I guess the big question is: is BNW worth the $30? The original Civ V was $60, less if you bought it some months after the release. That’s a hefty investment in a game. G&K was $30.
Admittedly, Civ V offers many, many hours of gameplay, but still….$120 will buy a starter ukulele. Or get a box of books from Amazon, Bookcloseouts, Abebooks or Indigo. It will buy a nice meal with a bottle of wine. in town, for two. It would buy you a fair chess or go set, and a few good opening encyclopedias. It’s grooming for two dogs.***
Late at night, when you’re too restless to go to sleep, and have an urge to do something more creative than watching TV, but a little more interactive than reading a book, Civ V is a good choice. BNW might keep you up later than you intended, just sorting through all those new options.;
Oh yeah: I didn’t win my first game. Beaten by an AI civ that built oodles of wonders while I struggled to expand. But I’ll try again. And again. And again…
* According to Steam, I’ve played it 363 hours total since Civ V was first released. Ouch. That’s part of my life I’ll never get back. But on an hourly rate, it’s only about $0.33 per hour. Luckily, you can save a solo game anytime in play, and come back to complete a turn or a campaign later. or just quit when you know you’re losing and start all over.
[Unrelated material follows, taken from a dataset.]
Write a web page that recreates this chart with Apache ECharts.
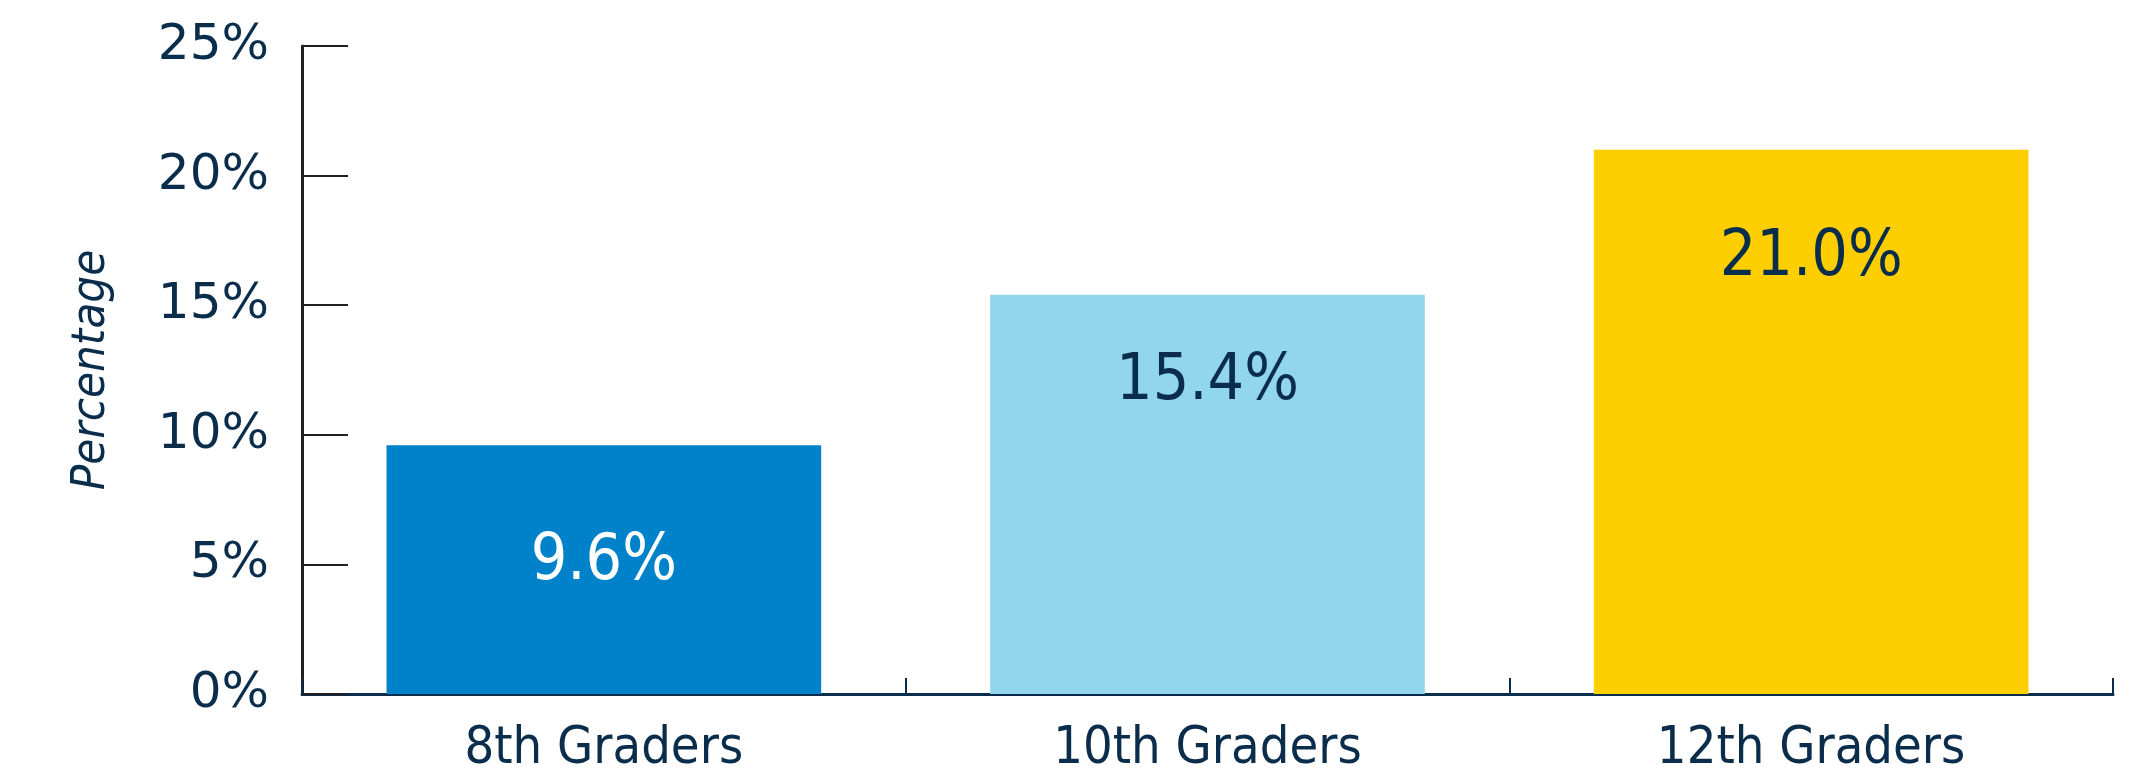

** I remember, the heyday of wargaming, reading rulebooks with dozens of pages of dense type, and playing board games in which every turn meant numerous checks against tables, graphs and dice rolls. I also recall many arguments over the interpretation of some subtle point in a rulebook, a point which seemed innocuous until it became the deciding factor in a crucial battle. The basic belief was, that if you spent more time in the rulebook than on the board, it wasn’t fun.
*** Of course, if you’re new to the series, you can start with Civ V Gold Edition for $30 (it includes G&K in the box), play it a bit, then add BNW once you’ve had a few victories.